Software AG already had a CEP product called WebMethods Business Events. But it plans to continue marketing Apama under the same name due to its “high brand recognition,” according to a statement.
“We are making this acquisition because, as companies focus on becoming truly digital enterprises and addressing the four megatrends of cloud, mobile, social and Big Data, we see an increasing demand for CEP-based solutions,” Software AG chief marketing officer Ivo Totev said in a blog post. ”CEP is an important capability helping customers detect important events and information that are critical to fast and accurate business decisions.”
Progress CTO John Bates will be joining Software AG as part of the deal.
Software AG’s move is the latest indication that CEP technology, while still a niche market, is starting to heat up as vendors look to offer customers a wider range of analytics capabilities.

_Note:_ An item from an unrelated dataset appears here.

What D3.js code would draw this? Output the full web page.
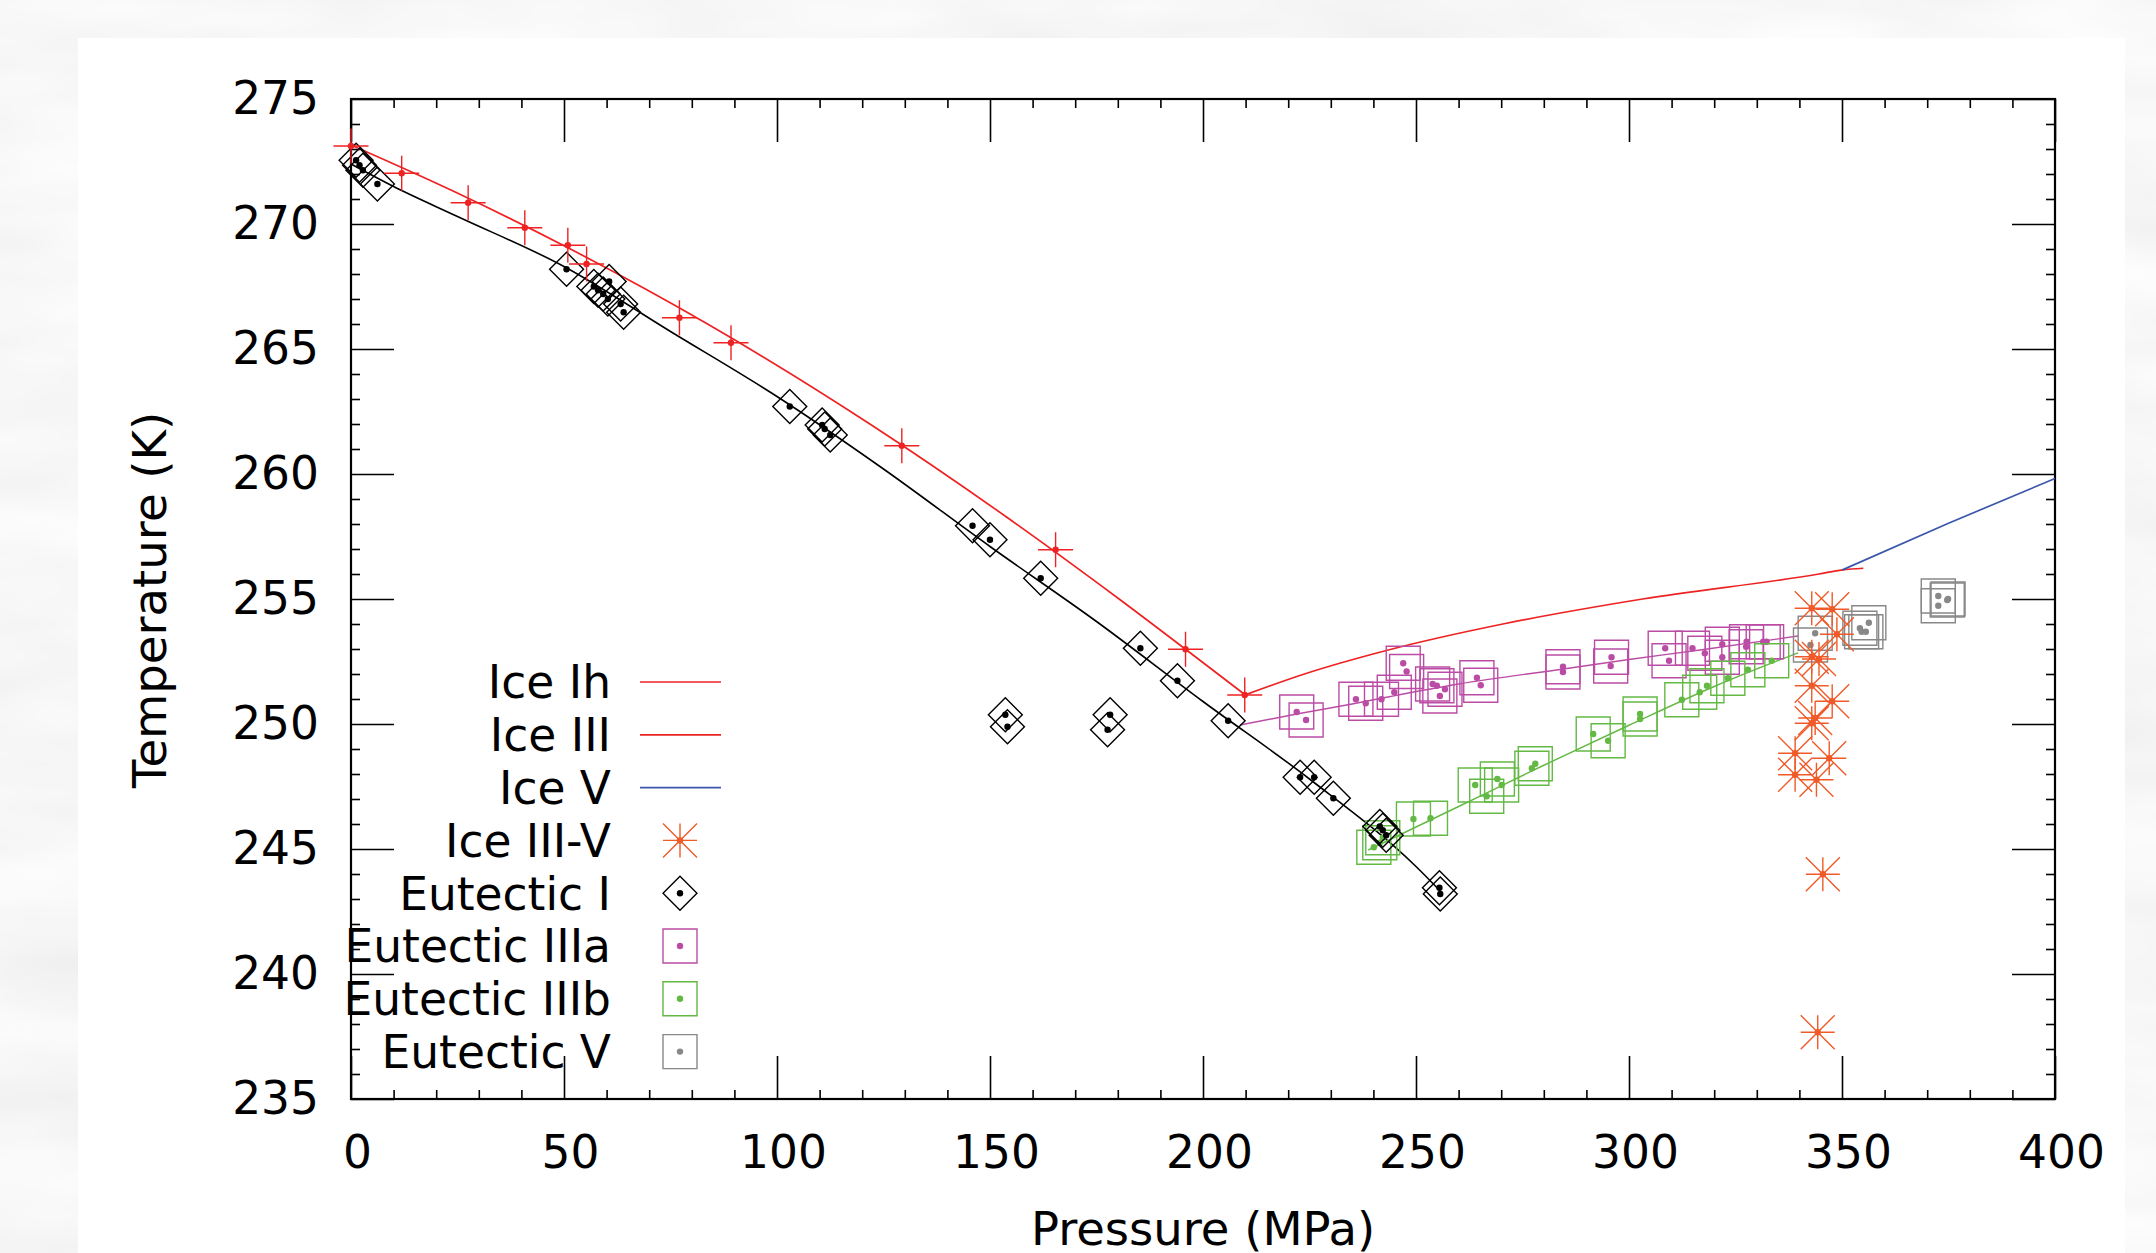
<!DOCTYPE html>
<html>
<head>
<meta charset="utf-8">
<script src="https://cdn.jsdelivr.net/npm/d3@7"></script>
<style>
  body { margin: 0; background: #fff; }
  svg { display: block; }
  text { font-family: "DejaVu Sans", sans-serif; fill: #000; }
</style>
</head>
<body>
<svg id="chart"></svg>
<script>
var svgWidth = 2156, svgHeight = 1253;
var plot = {left: 351, right: 2055, top: 99, bottom: 1099};

// ---- data (pressure MPa, temperature K) ----
var xMajorTicks = [0, 50, 100, 150, 200, 250, 300, 350, 400];
var yMajorTicks = [235, 240, 245, 250, 255, 260, 265, 270, 275];

// melting curves
var iceIhCurve = [[0, 273.16], [24.2, 271.3], [51.5, 269.0], [83.7, 266.0], [121.8, 262.0],
                  [153.7, 258.3], [180.3, 255.0], [203.5, 252.0], [209.9, 251.165]];
var iceIIICurve = [[209.9, 251.165], [223.8, 252.0], [244.4, 253.0], [270.4, 254.0],
                   [303.2, 255.0], [344.6, 256.0], [350.1, 256.164], [355.0, 256.23]];
var iceVCurve = [[350.1, 256.164], [375, 258.03], [400, 259.82]];

// fitted eutectic lines
var eutIFit = [[0, 272.4], [10, 271.5], [25, 270.3], [50, 268.3], [75, 265.7], [100, 263.1],
               [125, 260.2], [150, 257.1], [175, 254.1], [200, 250.9], [225, 247.8],
               [250, 244.3], [255.8, 243.3]];
var eutIIIaFit = [[208.7, 249.96], [222, 250.4], [235, 250.8], [244, 251.1], [260, 251.6],
                  [284.6, 252.2], [300, 252.58], [316.7, 252.96], [339.7, 253.52]];
var eutIIIbFit = [[238.8, 244.96], [260, 246.7], [280, 248.35], [300, 249.95],
                  [320, 251.5], [339.7, 252.85]];

// measured points
var iceIhPoints = [[0, 273.12], [11.9, 272.03], [27.5, 270.85], [40.8, 269.85], [50.9, 269.15],
                   [55.3, 268.4], [77.1, 266.25], [89.2, 265.25], [129.3, 261.13],
                   [165.4, 256.97], [195.9, 252.99], [209.8, 251.16]];

var iceIIIVPoints = [[342.9, 254.63], [347.7, 254.59], [348.8, 253.59], [342.9, 252.69],
                     [344.6, 252.6], [342.9, 251.53], [347.7, 250.91], [343.7, 250.24],
                     [342.9, 250.03], [339.0, 248.83], [347.0, 248.63], [339.0, 247.97],
                     [344.0, 247.77], [345.5, 243.99], [344.3, 237.67]];

var eutIPoints = [[1.2, 272.55], [2.0, 272.35], [2.8, 272.15], [6.2, 271.6], [50.6, 268.19],
                  [57.0, 267.5], [58.0, 267.35], [59.2, 267.2], [60.6, 267.7], [60.3, 267.0],
                  [63.3, 266.8], [64.0, 266.47], [103.0, 262.7], [110.6, 261.96], [111.2, 261.8],
                  [112.5, 261.56], [145.9, 257.93], [150.0, 257.37], [161.9, 255.83],
                  [185.3, 253.03], [194.0, 251.73], [205.9, 250.13], [153.6, 250.37],
                  [154.1, 249.89], [178.2, 250.37], [177.6, 249.77], [222.8, 247.87],
                  [226.1, 247.87], [230.6, 247.03], [241.5, 245.9], [242.2, 245.75],
                  [243.0, 245.55], [255.5, 243.45], [255.7, 243.2]];

var eutIIIaPoints = [[222.0, 250.48], [224.2, 250.16], [235.9, 250.99], [238.2, 250.83],
                     [241.9, 250.99], [244.9, 251.27], [247.0, 252.43], [247.8, 252.10],
                     [253.9, 251.60], [254.9, 251.53], [256.8, 251.39], [255.6, 251.12],
                     [264.3, 251.85], [265.2, 251.55], [284.5, 252.29], [284.5, 252.08],
                     [295.9, 252.67], [295.7, 252.32], [308.5, 253.03], [309.4, 252.53],
                     [314.9, 253.03], [317.8, 252.83], [321.9, 253.19], [321.9, 252.67],
                     [327.6, 253.29], [327.5, 253.09], [331.5, 253.29], [332.3, 253.29]];

var eutIIIbPoints = [[240.1, 245.07], [241.5, 245.25], [242.2, 245.45], [249.4, 246.20],
                     [253.4, 246.23], [263.9, 247.56], [266.6, 247.11], [269.1, 247.80],
                     [270.1, 247.56], [277.2, 248.23], [278.0, 248.41], [291.6, 249.60],
                     [295.1, 249.33], [302.6, 250.40], [302.6, 250.20], [312.4, 250.97],
                     [316.6, 251.27], [318.3, 251.53], [323.2, 251.83], [327.9, 252.17],
                     [333.5, 252.53]];

var eutVPoints = [[342.6, 253.16], [343.7, 253.63], [354.2, 253.83], [354.6, 253.69],
                  [355.6, 253.69], [356.3, 254.05], [372.6, 255.12], [372.6, 254.73],
                  [374.7, 254.96], [374.9, 255.00]];

var legendLabels = ["Ice Ih", "Ice III", "Ice V", "Ice III-V", "Eutectic I",
                    "Eutectic IIIa", "Eutectic IIIb", "Eutectic V"];

// ---- colours ----
var red = "#ee2222", blue = "#3b57ab", orange = "#f05a28",
    magenta = "#bb4ca5", green = "#63b944", grey = "#888888";

var fontSize = 45.5, titleSize = 46.5;

var svg = d3.select("#chart").attr("width", svgWidth).attr("height", svgHeight);

// paper-like grey background and white panel
var defs = svg.append("defs");
var paper = defs.append("filter").attr("id", "paper")
    .attr("filterUnits", "userSpaceOnUse")
    .attr("x", 0).attr("y", 0).attr("width", svgWidth).attr("height", svgHeight);
paper.append("feTurbulence")
    .attr("type", "fractalNoise")
    .attr("baseFrequency", "0.004 0.014")
    .attr("numOctaves", 3)
    .attr("seed", 7);
paper.append("feColorMatrix")
    .attr("type", "matrix")
    .attr("values", "0.16 0 0 0 0.85  0.16 0 0 0 0.85  0.16 0 0 0 0.85  0 0 0 0 1");

svg.append("rect")
    .attr("width", svgWidth).attr("height", svgHeight)
    .attr("fill", "#ececec")
    .attr("filter", "url(#paper)");

svg.append("rect")
    .attr("x", 78).attr("y", 38)
    .attr("width", 2125 - 78).attr("height", svgHeight - 38)
    .attr("fill", "#ffffff");

// ---- scales ----
var x = d3.scaleLinear().domain([0, 400]).range([plot.left, plot.right]);
var y = d3.scaleLinear().domain([235, 275]).range([plot.bottom, plot.top]);

// ---- axes (ticks on all four sides, pointing inwards) ----
var xMinor = d3.range(0, 401, 10).filter(function(d) { return d % 50 !== 0; });
var yMinor = d3.range(235, 276, 1).filter(function(d) { return d % 5 !== 0; });

function styleAxis(g) {
    g.select(".domain").remove();
    g.selectAll(".tick line").attr("stroke", "#000").attr("stroke-width", 1.6);
    g.selectAll(".tick text").attr("font-size", fontSize).attr("font-family", "DejaVu Sans");
}

var axes = svg.append("g").attr("class", "axes");

axes.append("g")
    .attr("transform", "translate(0," + plot.bottom + ")")
    .call(d3.axisBottom(x).tickValues(xMajorTicks).tickSizeInner(-43).tickSizeOuter(0)
          .tickPadding(37).tickFormat(d3.format("d")))
    .call(styleAxis)
    .selectAll(".tick text").attr("dx", 6);
axes.append("g")
    .attr("transform", "translate(0," + plot.bottom + ")")
    .call(d3.axisBottom(x).tickValues(xMinor).tickSizeInner(-9).tickSizeOuter(0).tickFormat(""))
    .call(styleAxis);
axes.append("g")
    .attr("transform", "translate(0," + plot.top + ")")
    .call(d3.axisTop(x).tickValues(xMajorTicks).tickSizeInner(-43).tickSizeOuter(0).tickFormat(""))
    .call(styleAxis);
axes.append("g")
    .attr("transform", "translate(0," + plot.top + ")")
    .call(d3.axisTop(x).tickValues(xMinor).tickSizeInner(-9).tickSizeOuter(0).tickFormat(""))
    .call(styleAxis);

axes.append("g")
    .attr("transform", "translate(" + plot.left + ",0)")
    .call(d3.axisLeft(y).tickValues(yMajorTicks).tickSizeInner(-43).tickSizeOuter(0)
          .tickPadding(32).tickFormat(d3.format("d")))
    .call(styleAxis);
axes.append("g")
    .attr("transform", "translate(" + plot.left + ",0)")
    .call(d3.axisLeft(y).tickValues(yMinor).tickSizeInner(-9).tickSizeOuter(0).tickFormat(""))
    .call(styleAxis);
axes.append("g")
    .attr("transform", "translate(" + plot.right + ",0)")
    .call(d3.axisRight(y).tickValues(yMajorTicks).tickSizeInner(-43).tickSizeOuter(0).tickFormat(""))
    .call(styleAxis);
axes.append("g")
    .attr("transform", "translate(" + plot.right + ",0)")
    .call(d3.axisRight(y).tickValues(yMinor).tickSizeInner(-9).tickSizeOuter(0).tickFormat(""))
    .call(styleAxis);

// frame
axes.append("rect")
    .attr("x", plot.left).attr("y", plot.top)
    .attr("width", plot.right - plot.left).attr("height", plot.bottom - plot.top)
    .attr("fill", "none").attr("stroke", "#000").attr("stroke-width", 2.2);

// axis titles
svg.append("text")
    .attr("x", (plot.left + plot.right) / 2)
    .attr("y", 1245)
    .attr("text-anchor", "middle")
    .attr("font-size", titleSize)
    .text("Pressure (MPa)");

svg.append("text")
    .attr("transform", "translate(166," + ((plot.top + plot.bottom) / 2 + 1) + ") rotate(-90)")
    .attr("text-anchor", "middle")
    .attr("font-size", titleSize)
    .text("Temperature (K)");

// ---- marker shapes ----
function plusPath(r) {
    return "M" + (-r) + ",0H" + r + "M0," + (-r) + "V" + r;
}
function starPath(r) {
    return plusPath(r) + "M" + (-r) + "," + (-r) + "L" + r + "," + r +
           "M" + (-r) + "," + r + "L" + r + "," + (-r);
}
var squareSym = d3.symbol().type(d3.symbolSquare).size(34 * 34);
var diamondSym = d3.symbol().type(d3.symbolSquare).size(24 * 24);

// ---- curves ----
var line = d3.line()
    .x(function(d) { return x(d[0]); })
    .y(function(d) { return y(d[1]); })
    .curve(d3.curveMonotoneX);

var marks = svg.append("g").attr("class", "marks");

function drawLine(data, color, w) {
    marks.append("path")
        .datum(data)
        .attr("d", line)
        .attr("fill", "none")
        .attr("stroke", color)
        .attr("stroke-width", w)
        .attr("stroke-linejoin", "round");
}

drawLine(eutIFit, "#000", 1.6);
drawLine(eutIIIaFit, magenta, 1.4);
drawLine(eutIIIbFit, green, 1.4);
drawLine(iceIhCurve, red, 1.7);
drawLine(iceIIICurve, red, 1.7);
drawLine(iceVCurve, blue, 1.7);

function drawPoints(data, color, pathFn, rotate) {
    var g = marks.append("g");
    var pts = g.selectAll("g").data(data).enter().append("g")
        .attr("transform", function(d) { return "translate(" + x(d[0]) + "," + y(d[1]) + ")"; });
    pts.append("path")
        .attr("d", pathFn)
        .attr("transform", rotate ? "rotate(45)" : null)
        .attr("fill", "none")
        .attr("stroke", color)
        .attr("stroke-width", 1.4);
    pts.append("circle")
        .attr("r", 3.2)
        .attr("fill", color);
}

drawPoints(eutIIIaPoints, magenta, function() { return squareSym(); }, false);
drawPoints(eutIIIbPoints, green, function() { return squareSym(); }, false);
drawPoints(eutVPoints, grey, function() { return squareSym(); }, false);
drawPoints(eutIPoints, "#000", function() { return diamondSym(); }, true);
drawPoints(iceIhPoints, red, function() { return plusPath(17.5); }, false);
drawPoints(iceIIIVPoints, orange, function() { return starPath(17); }, false);

// ---- legend ----
var legend = svg.append("g").attr("class", "legend");
var legendTop = 682, legendStep = 52.8;
var legendKeys = [
    {type: "line", color: red},
    {type: "line", color: red},
    {type: "line", color: blue},
    {type: "star", color: orange},
    {type: "diamond", color: "#000"},
    {type: "square", color: magenta},
    {type: "square", color: green},
    {type: "square", color: grey}
];

legendLabels.forEach(function(label, i) {
    var ly = legendTop + i * legendStep;
    legend.append("text")
        .attr("x", 611)
        .attr("y", ly)
        .attr("dy", "0.36em")
        .attr("text-anchor", "end")
        .attr("font-size", fontSize)
        .text(label);

    var key = legendKeys[i];
    var kg = legend.append("g").attr("transform", "translate(680," + ly + ")");
    if (key.type === "line") {
        kg.append("line")
            .attr("x1", -40).attr("x2", 41)
            .attr("stroke", key.color).attr("stroke-width", 1.7);
        return;
    }
    var shape = kg.append("path")
        .attr("fill", "none")
        .attr("stroke", key.color)
        .attr("stroke-width", 1.4);
    if (key.type === "star") shape.attr("d", starPath(17));
    if (key.type === "square") shape.attr("d", squareSym());
    if (key.type === "diamond") shape.attr("d", diamondSym()).attr("transform", "rotate(45)");
    kg.append("circle").attr("r", 3.2).attr("fill", key.color);
});
</script>
</body>
</html>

On Tuesday, Tibco announced it would buy Apama competitor StreamBase.
Other vendors, such as SAP and Oracle, also have CEP technologies.
Meanwhile, Apama will give Software a mature CEP platform along with its installed base and market share, Forrester Research analyst Stefan Ried said in a research note.
WebMethods Business Events is based on technology Software AG gained through the 2010 acquisition of RTM Realtime Monitoring.
Apama and WebMethods Business Events “complement each other,” Ried wrote. “While the former RTM is really lightweight and can be embedded in many Software AG products to provide basic event communication capabilities, the Apama product is for those customers who like a dedicated business event management platform.”
The acquisition is “good news for Apama customers” because it means the product has a future, Ried added. “And, the product is finally owned now by a middleware firm that competes on a broader basis with IBM, Tibco and others who did acquire or built CEP products. That makes the sales proposition much stronger.”